I once interviewed him for my blog and I have no idea where I misplaced that interview. I will have to rummage my papers. But I remember he credited everything to god and others - and never took any credit for anything. There was nothing he was in conflict with - the system, patients, government - everyone was doing their best according to him. At the end of the interview, he smiled at me apologetically and said 'I think it must be a boring interview no?' I said no. I had learned a lot.
In the past few years we would meet on the road during our walks. He would be pleased to see me going for my walks and told me a couple of times to motivate Mani (which I could not). But on the walk we would exchange a couple of words, he would smile fondly and we would move on. Once he caught me and told me quietly - 'get the house painted'. I feel guilty when I see the house and even now I think of him when I see that it needs a paint job.
When aunty passed away last year, Uncle lost the love of his life. They shared something very special and he was fully committed to her. I sat next to him as he sat quietly, asking him if he wanted water, anything. He would simply smile and nod his head. And then within a year he got cancer and had surgery. I wanted to meet him and chat, but it never happened - our meetings were on the road where I would be jogging and he would be walking. He would smile at the sweat I worked up and ask - you're running for an hour almost now? I would nod and he would smile. The last time was in Feb when he came for aunty's death anniversary, looking a bit frail.
I had returned from my jog the other day when I saw shamianas being put up. Ramu told me Dr Patnaik was no more and my worst fears had come true. Apparently, Uncle told Mani not to tell anyone of his illness. Quietly he suffered for two weeks and passed away. He was 84. For the first time, I saw him with a slight beard and moustache and thought he looked so handsome. His face as calm as ever, as radiant as ever, his body perfectly proportioned. Something divine.
I always feel that when fathers die, it feels that the roof on our head goes.

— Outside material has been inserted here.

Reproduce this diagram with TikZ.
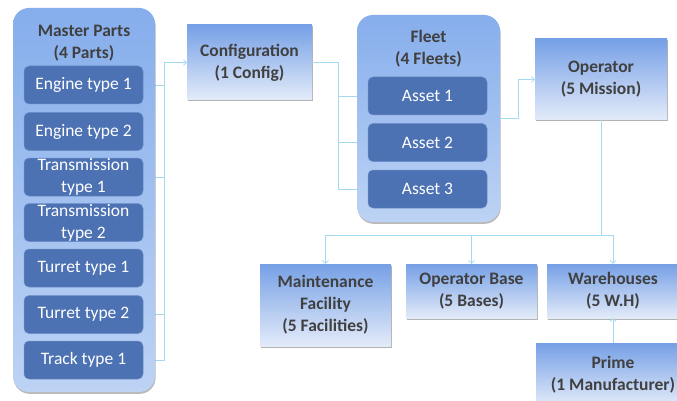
\documentclass[tikz,border=0pt]{standalone}
\usepackage{fontspec}
\setmainfont{Carlito}
\usepackage{tikz}
\usetikzlibrary{arrows.meta, positioning, calc, backgrounds, shadows}
\definecolor{boxtop}{HTML}{76A0E6}
\definecolor{boxlow}{HTML}{E3EBF9}
\definecolor{grouptop}{HTML}{86AEEC}
\definecolor{grouplow}{HTML}{BDD3F4}
\definecolor{partblue}{HTML}{4D72B3}
\definecolor{partedge}{HTML}{6C8DC8}
\definecolor{inktext}{HTML}{404040}
\definecolor{linkcyan}{HTML}{A3DAEF}

\begin{document}
\begin{tikzpicture}[
        x=1pt, y=-1pt,
        box/.style={rectangle, top color=boxtop, bottom color=boxlow, text=inktext, font=\fontsize{17.5}{22}\selectfont\bfseries, align=center, inner sep=0pt, drop shadow={shadow xshift=0.6pt, shadow yshift=-1.5pt, opacity=0.6}},
        group/.style={rectangle, rounded corners=16pt, top color=grouptop, bottom color=grouplow, drop shadow={shadow xshift=0.6pt, shadow yshift=-1.8pt, opacity=0.55}},
        grouptitle/.style={text=inktext, font=\fontsize{17.5}{22}\selectfont\bfseries, align=center},
        part/.style={rectangle, rounded corners=5pt, fill=partblue, draw=partedge, line width=0.5pt, text=white, font=\fontsize{17.5}{22}\selectfont, align=center, minimum width=119pt, minimum height=38pt, inner sep=0pt},
        link/.style={draw=linkcyan, line width=0.7pt},
        arrow/.style={link, -{Straight Barb[length=3pt, width=6pt]}}
    ]

    \useasboundingbox (0,0) rectangle (677,401);
    \clip (0,0) rectangle (677,401);

    \node[group, minimum width=142pt, minimum height=384pt] (mp) at (84,200) {};
    \node[grouptitle] (mpt) at (84,43) {Master Parts\\(4 Parts)};
    \node[part] (e1) at (83.5,85) {Engine type 1};
    \node[part, below=8pt of e1] (e2) {Engine type 2};
    \node[part, below=7pt of e2] (tr1) {Transmission\\type 1};
    \node[part, below=7pt of tr1] (tr2) {Transmission\\type 2};
    \node[part, below=7pt of tr2] (tu1) {Turret type 1};
    \node[part, below=8pt of tu1] (tu2) {Turret type 2};
    \node[part, below=7pt of tu2] (tk1) {Track type 1};

    \node[box, minimum width=125pt, minimum height=75pt] (cfg) at (249.5,62.5) {Configuration\\(1 Config)};

    \node[group, minimum width=143pt, minimum height=207pt] (flt) at (428.5,118.5) {};
    \node[grouptitle] (fltt) at (428.5,49) {Fleet\\(4 Fleets)};
    \node[part] (a1) at (427.5,96) {Asset 1};
    \node[part, below=8pt of a1] (a2) {Asset 2};
    \node[part, below=8pt of a2] (a3) {Asset 3};

    \node[box, minimum width=132pt, minimum height=81pt] (op) at (601,79.5) {Operator\\(5 Mission)};

    \node[box, minimum width=131pt, minimum height=82pt] (mf) at (325.5,305) {Maintenance\\Facility\\(5 Facilities)};
    \node[box, minimum width=131pt, minimum height=54pt] (ob) at (471.5,291) {Operator Base\\(5 Bases)};
    \node[box, minimum width=132pt, minimum height=54pt] (wh) at (613,291) {Warehouses\\(5 W.H)};
    \node[box, minimum width=154pt, minimum height=62pt, below=25pt of wh] (pr) {Prime\\(1 Manufacturer)};

    \coordinate (cfgbus) at ($(cfg.west)+(-22,0)$);
    \coordinate (fltbus) at ($(cfg.east)+(26,0)$);
    \coordinate (opbus) at ($(op.south)+(0,115)$);

    \begin{scope}[on background layer]
    \foreach \p in {e1, tr1, tu2, tk1}
        \draw[link] (\p.east) -| (cfgbus);
    \foreach \a in {a1, a2, a3}
        \draw[arrow] (fltbus) |- (\a.west);
    \end{scope}

    \draw[arrow] (cfgbus) -- (cfg.west);
    \draw[link] (cfg.east) -- (fltbus);
    \draw[arrow] (flt.east) -- ++(18,0) |- (op.west);
    \draw[link] (op.south) -- (opbus);
    \draw[arrow] (opbus) -| (mf.north);
    \draw[arrow] (opbus) -| (ob.north);
    \draw[arrow] (opbus) -| (wh.north);
    \draw[arrow] (pr.north) -- (wh.south);

\end{tikzpicture}
\end{document}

They somehow make you feel secure, taken care of when they are around. When Uncle left us I felt that the roof on my entire colony was lifted off. People came in, old and new, and on everyone's face I could see that question and fear large - now who will be there for us? So many wonderful qualities, so much good, all we can do is perpetuate those qualities to remember him. We, at my home, are now bereft of our best-known identity, our landmark for 45 years. We now have to create a new one.
But I am so glad we had this wonderful landmark, this gentle and compassionate soul, who touched our lives and in some way transmitted some of his goodness to us. Thank you Uncle for all the wonderful memories. I am so fortunate to have known you, spent time with you. I would love to imbibe even a bit of your qualities of patience, non-judgment, compassion, softness, goodness and the pursuit of excellence. I would love to be as present as you, and by being present, make time stretch forever.